Doppelganger is a study of doubleness, and doubles—Klein and Wolf; left and right; self and avatar; who Wolf was and who she’s become; of how each “side” in this situation is imagining the other is living in a crazy dreamworld; of Israel and Palestine; of foundlings and how some parents of autistic children describe their offspring in similar terms, seemingly “normal” children replaced by another; about how so much far-right rhetoric employs language and ideas from progressive causes and can also thereby render language as meaningless. She writes about buffoonish monsters like Boris Johnson and Donald Trump, and even Putin, and describes “pipikism”—a term borrowed from a Philip Roth novel—”the antitragic force that inconsequencializes everything—farcicalizes everything, trivializes everything, superficializes everything.” She writes, “It doesn’t just farcicalize what they say; it farcecalizes what many of us are willing and able to say afterward.”

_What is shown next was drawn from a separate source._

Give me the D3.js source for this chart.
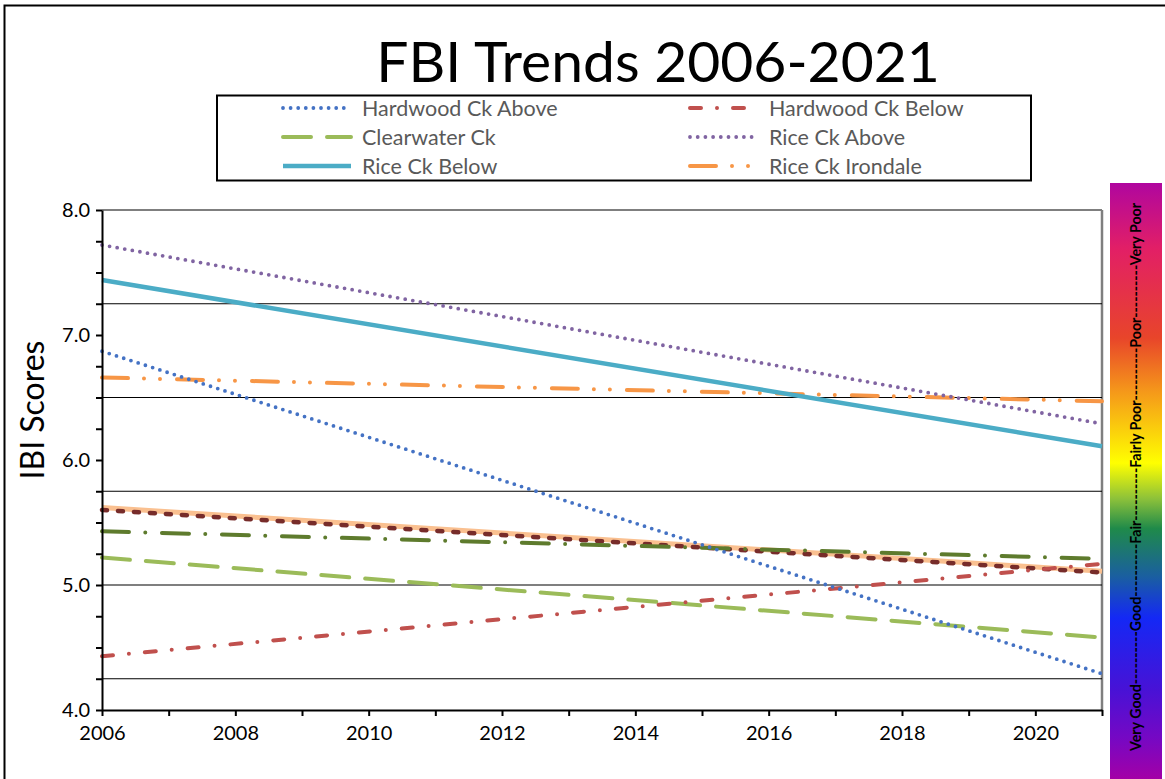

But of course any mirror is not just about its reflection, but also about what it tells us about ourselves, and Doppelganger is also a fascinating self-examination, as well as an actually kind and sympathetic study of what might have happened to Wolf and what particular aspects of her character make Klein a bit uncomfortable for what they suggest about Klein herself (and the last chapter, in which Klein describes them meeting in the early 1990s when Klein was a reporter for the University of Toronto’s student newspaper, The Varsity, is generous, weird and extraordinary). She also makes clear that social movements are the way out of this mirror world nightmare we find ourselves in, acknowledging that some conspiracies are indeed quite real (ie disproportionate power in the hands of a few unelected dudes who have too much money, for example) and showing that collective efforts are the only way to meet the pressing challenges of future (ie climate change, fear of which is provoking all this terror in the first place, such refusal to look reality in the face).
“Calm is resistance,” Klein writes in Doppelganger, quoting John Berger’s response to her earlier book, The Shock Doctrine, and I thought about that line too in the context of last week’s hateful demonstrations, how responding to panic and terror with panic and terror is simply a perpetuation of a narrative I don’t want to be a part of.
“The effect of conspiracy culture,” writes Klein in her new book, is the opposite of calm; it is to spread panic.” In Doppelganger, Klein suggests a deeper, more thoughtful way of acting (and thinking) in response.